Monitoring danger on the dark web where extremism thrives. New Jersey’s Office of Homeland Security and Preparedness has experts working in a cybersecurity and communication integration cell. Leah Mishkin asked State Homeland Security Director Jared Maples about the unique program called NJCCIC.
Maples: When you talk about cyber, you mentioned the cybersecurity piece. We have the NJCCIC. It’s the first of its kind in the country. It’s an information sharing hub for cyber threats. It’s actually the first in the United Sates at the state level to have that. It’s modeled after the NCCIC at the federal level. That is run in a way to make sure the information is disseminated out about the threat, the cyber risk, which because of where we are positionally, the critical infrastructure, the population density, we have a pretty significant risk there as well.
Mishkin: Going off of that actually, I want to read you some numbers on that topic. Since June, Google has removed 150,000 extremists videos. And then from August 2015 to February 2016, Twitter suspended over 636,000 accounts that were promoting terrorism. Some people can see that as an opportunity to influence less people. But, I wonder, for your job, does it make it more complicated because now these terrorist organizations are moving into the dark web where you can’t monitor them as easily.
Maples: Yes, the answer is it’s one of those Catch-22 problems, right? It’s great to get them offline and not inspired, and that’s again one of our focuses in New Jersey. We are very concerned with the inspiration piece, so from that perspective, it’s the less voices out there trying to convert these people, the better. But as far as where we go to try to track them in the dark web, we have this great relationship with the FBI, with the Department of Homeland Security at the federal level to help monitor as much of their capabilities as possible. We bring that to bear in the state and get that information out in an unclassified way. So, from a terrorist perspective. And it brings up a great point, there really is an interconnectedness between all of our operational areas. So, we deal with counterterrorism, cybersecurity and preparedness, which is infrastructure, etc. There really is a blurred line, if you will, between those. Those old stove pipes we can’t afford to have anymore, so we focus on getting that information out there as it pertains to not just terrorism and critical infrastructure, but also threats like election security and all these other areas. So, that’s what we’re doing in New Jersey.
Mishkin: Speaking of election security, take a listen to this sound bite. It was from one of our previous reports.
“These voting machines sit in the warehouses all year in between elections, so some insider could do it there. They are delivered to the polling places — schools, churches, firehouses — the Thursday before Tuesday election so they sit there unattended over the weekend,” said Andrew Appel, Princeton University computer science professor.

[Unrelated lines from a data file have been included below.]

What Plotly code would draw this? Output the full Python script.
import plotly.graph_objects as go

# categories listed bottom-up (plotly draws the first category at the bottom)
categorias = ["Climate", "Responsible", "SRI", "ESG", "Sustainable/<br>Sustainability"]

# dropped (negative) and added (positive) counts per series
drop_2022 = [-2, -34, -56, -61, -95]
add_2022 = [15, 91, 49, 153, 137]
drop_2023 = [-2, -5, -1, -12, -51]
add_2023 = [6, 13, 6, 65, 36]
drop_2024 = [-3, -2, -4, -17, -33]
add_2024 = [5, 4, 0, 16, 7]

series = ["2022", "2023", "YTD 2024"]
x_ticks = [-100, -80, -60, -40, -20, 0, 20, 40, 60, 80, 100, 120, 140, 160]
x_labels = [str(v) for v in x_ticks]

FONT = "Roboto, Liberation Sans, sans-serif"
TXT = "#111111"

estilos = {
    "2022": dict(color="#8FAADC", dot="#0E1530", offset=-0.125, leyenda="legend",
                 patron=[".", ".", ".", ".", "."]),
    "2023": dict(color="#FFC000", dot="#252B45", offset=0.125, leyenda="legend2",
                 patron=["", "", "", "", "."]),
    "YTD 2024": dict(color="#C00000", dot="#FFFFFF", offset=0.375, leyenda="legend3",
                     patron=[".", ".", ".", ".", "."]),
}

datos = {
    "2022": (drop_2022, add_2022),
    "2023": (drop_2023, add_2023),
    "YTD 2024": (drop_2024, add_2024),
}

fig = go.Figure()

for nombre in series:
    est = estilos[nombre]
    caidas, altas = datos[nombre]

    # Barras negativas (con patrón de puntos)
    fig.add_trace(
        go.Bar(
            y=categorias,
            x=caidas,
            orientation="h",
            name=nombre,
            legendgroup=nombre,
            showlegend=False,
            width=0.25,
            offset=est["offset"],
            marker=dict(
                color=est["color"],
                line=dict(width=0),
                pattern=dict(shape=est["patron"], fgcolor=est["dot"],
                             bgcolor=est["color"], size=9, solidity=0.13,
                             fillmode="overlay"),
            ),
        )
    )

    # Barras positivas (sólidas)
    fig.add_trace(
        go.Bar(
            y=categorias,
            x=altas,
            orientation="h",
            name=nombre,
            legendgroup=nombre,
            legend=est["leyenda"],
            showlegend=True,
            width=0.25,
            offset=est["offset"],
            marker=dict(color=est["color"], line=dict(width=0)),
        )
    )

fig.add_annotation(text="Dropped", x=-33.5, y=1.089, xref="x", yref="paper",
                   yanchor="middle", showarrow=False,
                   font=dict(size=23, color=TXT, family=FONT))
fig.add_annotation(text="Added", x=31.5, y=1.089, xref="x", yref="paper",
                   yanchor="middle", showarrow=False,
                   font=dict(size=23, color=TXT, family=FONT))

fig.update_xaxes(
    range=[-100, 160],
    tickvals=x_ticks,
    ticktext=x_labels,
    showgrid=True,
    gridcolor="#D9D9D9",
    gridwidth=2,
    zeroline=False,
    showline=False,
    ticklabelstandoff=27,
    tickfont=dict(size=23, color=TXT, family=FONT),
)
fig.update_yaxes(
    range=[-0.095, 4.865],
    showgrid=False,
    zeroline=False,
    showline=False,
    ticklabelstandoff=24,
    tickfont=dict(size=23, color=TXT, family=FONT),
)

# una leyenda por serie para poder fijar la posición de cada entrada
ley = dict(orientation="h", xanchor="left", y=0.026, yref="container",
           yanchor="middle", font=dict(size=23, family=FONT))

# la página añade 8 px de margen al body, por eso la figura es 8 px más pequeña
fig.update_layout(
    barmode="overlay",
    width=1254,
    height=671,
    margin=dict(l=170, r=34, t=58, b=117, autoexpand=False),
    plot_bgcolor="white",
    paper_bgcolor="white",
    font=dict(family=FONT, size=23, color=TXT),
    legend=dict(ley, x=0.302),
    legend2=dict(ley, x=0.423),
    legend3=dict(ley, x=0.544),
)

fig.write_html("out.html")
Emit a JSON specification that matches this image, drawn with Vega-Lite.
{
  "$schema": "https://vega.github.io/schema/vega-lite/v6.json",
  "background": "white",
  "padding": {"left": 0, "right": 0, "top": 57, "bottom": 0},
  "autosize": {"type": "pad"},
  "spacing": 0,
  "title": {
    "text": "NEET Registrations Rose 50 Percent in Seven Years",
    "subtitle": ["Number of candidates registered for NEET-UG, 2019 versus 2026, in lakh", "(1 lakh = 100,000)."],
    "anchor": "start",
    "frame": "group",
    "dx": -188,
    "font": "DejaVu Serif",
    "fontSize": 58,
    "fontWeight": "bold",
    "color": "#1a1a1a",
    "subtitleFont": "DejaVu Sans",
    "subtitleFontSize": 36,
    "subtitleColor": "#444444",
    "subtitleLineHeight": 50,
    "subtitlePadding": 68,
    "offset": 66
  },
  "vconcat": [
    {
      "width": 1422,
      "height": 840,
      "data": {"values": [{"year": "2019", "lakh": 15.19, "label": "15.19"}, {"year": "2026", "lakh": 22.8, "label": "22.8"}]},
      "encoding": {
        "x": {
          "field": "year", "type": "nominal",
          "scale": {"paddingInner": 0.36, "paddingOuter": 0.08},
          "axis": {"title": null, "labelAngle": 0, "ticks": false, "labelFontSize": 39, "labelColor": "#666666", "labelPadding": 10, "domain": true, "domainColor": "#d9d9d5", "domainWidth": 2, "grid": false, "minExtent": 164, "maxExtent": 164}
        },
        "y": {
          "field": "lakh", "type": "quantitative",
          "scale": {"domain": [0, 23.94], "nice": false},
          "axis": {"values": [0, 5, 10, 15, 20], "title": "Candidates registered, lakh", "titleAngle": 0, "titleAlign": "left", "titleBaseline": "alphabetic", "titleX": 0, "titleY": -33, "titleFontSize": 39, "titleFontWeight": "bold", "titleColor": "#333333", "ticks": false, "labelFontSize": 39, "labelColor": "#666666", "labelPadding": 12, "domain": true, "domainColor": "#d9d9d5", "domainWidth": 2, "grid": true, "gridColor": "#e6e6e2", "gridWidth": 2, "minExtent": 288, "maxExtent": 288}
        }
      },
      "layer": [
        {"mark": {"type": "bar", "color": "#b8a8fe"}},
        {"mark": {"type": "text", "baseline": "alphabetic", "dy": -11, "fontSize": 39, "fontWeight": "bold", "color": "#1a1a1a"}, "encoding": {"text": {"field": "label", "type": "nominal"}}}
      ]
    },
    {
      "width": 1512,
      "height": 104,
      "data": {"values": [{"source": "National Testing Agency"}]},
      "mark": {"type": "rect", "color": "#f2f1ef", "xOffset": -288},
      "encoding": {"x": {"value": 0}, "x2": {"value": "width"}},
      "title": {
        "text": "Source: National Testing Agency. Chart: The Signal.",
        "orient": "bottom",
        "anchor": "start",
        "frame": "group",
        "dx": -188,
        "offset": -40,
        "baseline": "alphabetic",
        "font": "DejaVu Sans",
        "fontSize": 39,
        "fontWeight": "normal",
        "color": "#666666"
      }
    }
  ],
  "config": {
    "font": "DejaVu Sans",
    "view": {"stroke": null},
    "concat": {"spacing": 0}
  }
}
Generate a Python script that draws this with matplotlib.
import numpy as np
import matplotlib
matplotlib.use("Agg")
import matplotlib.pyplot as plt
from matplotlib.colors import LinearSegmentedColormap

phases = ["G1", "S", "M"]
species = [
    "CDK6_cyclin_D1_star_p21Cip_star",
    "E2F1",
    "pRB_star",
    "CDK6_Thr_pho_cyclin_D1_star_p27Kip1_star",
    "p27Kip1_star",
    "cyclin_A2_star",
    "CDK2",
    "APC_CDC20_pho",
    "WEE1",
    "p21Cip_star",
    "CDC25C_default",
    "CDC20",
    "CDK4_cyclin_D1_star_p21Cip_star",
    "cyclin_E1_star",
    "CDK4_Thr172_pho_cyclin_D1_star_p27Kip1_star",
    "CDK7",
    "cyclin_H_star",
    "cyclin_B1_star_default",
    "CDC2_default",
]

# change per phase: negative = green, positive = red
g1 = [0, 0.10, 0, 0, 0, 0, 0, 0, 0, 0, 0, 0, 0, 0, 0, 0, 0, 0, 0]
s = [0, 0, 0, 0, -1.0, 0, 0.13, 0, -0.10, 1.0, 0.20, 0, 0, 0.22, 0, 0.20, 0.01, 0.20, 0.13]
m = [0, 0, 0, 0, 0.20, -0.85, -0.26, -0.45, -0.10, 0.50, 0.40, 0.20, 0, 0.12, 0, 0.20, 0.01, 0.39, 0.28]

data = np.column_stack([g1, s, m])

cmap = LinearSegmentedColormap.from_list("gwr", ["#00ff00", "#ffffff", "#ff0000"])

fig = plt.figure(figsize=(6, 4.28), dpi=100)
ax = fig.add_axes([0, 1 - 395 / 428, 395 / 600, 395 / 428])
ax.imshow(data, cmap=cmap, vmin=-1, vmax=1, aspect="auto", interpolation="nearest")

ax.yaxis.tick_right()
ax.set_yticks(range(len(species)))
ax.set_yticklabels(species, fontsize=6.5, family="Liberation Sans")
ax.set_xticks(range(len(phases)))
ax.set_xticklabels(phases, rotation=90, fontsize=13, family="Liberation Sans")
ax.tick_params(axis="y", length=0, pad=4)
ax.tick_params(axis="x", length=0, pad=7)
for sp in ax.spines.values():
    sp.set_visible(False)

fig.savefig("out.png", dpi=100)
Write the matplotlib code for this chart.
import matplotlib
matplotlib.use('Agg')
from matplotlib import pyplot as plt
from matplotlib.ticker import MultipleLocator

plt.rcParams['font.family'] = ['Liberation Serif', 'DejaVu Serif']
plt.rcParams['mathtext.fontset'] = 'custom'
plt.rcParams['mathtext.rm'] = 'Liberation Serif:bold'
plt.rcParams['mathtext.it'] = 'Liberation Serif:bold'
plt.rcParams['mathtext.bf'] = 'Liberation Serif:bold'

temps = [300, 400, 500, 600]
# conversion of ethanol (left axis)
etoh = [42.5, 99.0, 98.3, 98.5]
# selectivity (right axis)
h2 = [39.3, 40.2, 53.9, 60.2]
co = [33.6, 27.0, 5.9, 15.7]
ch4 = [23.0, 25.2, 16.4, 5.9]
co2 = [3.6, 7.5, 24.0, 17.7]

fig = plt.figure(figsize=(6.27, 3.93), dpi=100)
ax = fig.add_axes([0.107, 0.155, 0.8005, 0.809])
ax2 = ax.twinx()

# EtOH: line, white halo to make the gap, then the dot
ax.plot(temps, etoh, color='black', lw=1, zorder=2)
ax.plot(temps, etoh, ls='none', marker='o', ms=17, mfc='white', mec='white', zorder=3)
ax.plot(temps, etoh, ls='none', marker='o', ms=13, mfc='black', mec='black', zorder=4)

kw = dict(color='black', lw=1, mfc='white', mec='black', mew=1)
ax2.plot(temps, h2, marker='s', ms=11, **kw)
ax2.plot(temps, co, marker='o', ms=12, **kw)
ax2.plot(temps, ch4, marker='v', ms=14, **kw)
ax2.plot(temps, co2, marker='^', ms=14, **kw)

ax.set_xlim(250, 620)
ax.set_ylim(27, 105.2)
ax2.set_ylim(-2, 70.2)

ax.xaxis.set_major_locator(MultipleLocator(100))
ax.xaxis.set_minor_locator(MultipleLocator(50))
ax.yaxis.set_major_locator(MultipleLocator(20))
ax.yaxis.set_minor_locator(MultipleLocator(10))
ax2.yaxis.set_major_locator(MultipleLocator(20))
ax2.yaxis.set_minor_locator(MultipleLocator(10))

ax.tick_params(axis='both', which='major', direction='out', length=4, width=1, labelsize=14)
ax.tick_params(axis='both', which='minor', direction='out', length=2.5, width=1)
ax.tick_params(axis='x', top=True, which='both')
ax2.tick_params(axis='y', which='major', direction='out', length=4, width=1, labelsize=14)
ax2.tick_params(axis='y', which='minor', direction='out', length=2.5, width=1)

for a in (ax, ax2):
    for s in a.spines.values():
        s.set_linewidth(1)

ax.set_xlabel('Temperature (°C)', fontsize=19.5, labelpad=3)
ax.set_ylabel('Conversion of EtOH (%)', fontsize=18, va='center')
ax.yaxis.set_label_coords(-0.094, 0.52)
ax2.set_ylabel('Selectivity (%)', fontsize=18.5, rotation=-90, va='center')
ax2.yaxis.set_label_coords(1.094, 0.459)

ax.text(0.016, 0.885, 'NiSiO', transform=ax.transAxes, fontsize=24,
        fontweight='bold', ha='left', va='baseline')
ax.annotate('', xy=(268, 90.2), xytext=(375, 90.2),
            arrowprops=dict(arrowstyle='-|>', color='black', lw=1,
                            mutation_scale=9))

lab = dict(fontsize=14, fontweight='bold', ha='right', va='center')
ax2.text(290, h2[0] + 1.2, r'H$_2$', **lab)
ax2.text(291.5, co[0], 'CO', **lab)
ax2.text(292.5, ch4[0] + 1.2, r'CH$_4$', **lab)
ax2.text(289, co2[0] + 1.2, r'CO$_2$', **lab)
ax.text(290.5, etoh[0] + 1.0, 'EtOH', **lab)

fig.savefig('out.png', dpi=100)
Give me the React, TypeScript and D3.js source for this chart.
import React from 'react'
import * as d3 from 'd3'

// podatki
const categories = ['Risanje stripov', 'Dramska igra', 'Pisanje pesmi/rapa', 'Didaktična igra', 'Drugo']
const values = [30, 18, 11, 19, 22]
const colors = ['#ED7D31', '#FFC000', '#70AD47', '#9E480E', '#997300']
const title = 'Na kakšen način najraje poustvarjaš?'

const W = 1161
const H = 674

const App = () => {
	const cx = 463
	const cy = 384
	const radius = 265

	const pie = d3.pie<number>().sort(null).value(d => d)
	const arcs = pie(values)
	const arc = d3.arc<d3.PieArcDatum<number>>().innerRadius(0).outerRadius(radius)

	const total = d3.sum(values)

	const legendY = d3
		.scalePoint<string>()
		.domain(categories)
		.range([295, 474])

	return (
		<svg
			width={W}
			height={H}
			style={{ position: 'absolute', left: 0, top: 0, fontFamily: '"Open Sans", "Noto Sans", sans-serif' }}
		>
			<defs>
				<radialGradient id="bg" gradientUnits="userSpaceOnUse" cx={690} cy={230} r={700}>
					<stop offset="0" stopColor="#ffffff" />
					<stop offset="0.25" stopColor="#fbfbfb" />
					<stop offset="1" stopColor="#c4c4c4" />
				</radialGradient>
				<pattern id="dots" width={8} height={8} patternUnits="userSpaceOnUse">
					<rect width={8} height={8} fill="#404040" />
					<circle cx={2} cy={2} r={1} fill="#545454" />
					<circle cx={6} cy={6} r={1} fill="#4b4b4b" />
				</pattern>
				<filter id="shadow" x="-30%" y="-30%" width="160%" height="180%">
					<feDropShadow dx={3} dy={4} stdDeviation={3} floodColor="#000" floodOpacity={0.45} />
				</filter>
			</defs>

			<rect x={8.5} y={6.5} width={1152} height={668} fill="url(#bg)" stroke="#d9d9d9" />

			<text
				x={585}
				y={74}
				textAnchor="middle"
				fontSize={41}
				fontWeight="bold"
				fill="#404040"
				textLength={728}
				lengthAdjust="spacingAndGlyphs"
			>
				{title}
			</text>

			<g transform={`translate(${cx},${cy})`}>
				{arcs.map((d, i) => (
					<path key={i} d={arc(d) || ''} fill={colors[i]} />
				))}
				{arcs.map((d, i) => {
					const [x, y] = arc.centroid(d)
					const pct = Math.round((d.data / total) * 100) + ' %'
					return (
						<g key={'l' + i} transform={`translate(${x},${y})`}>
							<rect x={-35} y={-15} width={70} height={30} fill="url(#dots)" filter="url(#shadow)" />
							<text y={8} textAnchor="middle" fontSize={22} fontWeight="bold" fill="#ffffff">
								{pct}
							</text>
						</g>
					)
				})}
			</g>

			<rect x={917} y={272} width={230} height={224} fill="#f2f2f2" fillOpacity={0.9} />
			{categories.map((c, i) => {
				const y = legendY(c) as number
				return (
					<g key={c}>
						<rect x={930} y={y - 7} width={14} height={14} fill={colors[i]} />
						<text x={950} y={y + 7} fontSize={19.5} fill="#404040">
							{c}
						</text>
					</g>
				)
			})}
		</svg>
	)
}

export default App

Mishkin: I guess first of all, what’s your reaction when you listen to that?
Maples: Sure. I mean we definitely want to talk with the Division of Elections. They are responsible overall. We’re the security end of this piece, but the Division of Elections and the Secretary of State’s Office monitors, oversees all the election systems, the boxes that he had talked about. We work with them heavily on not just the cybersecurity aspect, which is pretty low in New Jersey because they’re not connected to the internet, but then also the physical security which you’re talking about. The Division of Elections is focused very heavily on doing things like banding, so there’s specific bands they put on the election security device or the election devices for security. They’re tamper proof pieces so you know when they’ve been tampered with. There’s a lot of different mechanisms in place to literally lock the doors of those warehouses that he talks about. So there’s a lot of mechanisms I think that aren’t necessarily represented in his commentary that are happening behind the scenes to make sure that those devices are kept secure and kept in a way that maintains the freedom of the election system.
Mishkin: And I know New Jersey just received $10 million for this specific topic. How would you use that money and should people go in voting confidently that the process is being held with integrity and that it’s going to be safe?
Maples: Well, I’ll answer the first part of it. I believe firmly in the integrity of our election system. I think folks can come in and feel that they’re operating in a free, and safe, and fair environment to vote for the candidates of their choice. That’s one of our key goals, obviously, is to maintain that democratic freedom, that principal of freedom that you can vote in a safe manner in a way that isn’t compromised. As far as what we’re doing with that money, without getting into a lot of specifics, it is involved in that target hardening, making it even harder to break into systems, working on the cyber angle to ensure that even though they can’t be connected to the internet, making sure we’re focused on that not happening. Also training, working with election officials. We talk quite a bit to the state’s official election officers throughout the state, all 21 counties and the municipalities, to make sure they’re aware of what the threats actually are and then what they can do about those threats. That training takes a lot of time, resources, energy, but it’s important and that’s something we’re going to be focused on over the next calendar year and then for many years to come because this is definitely not going away.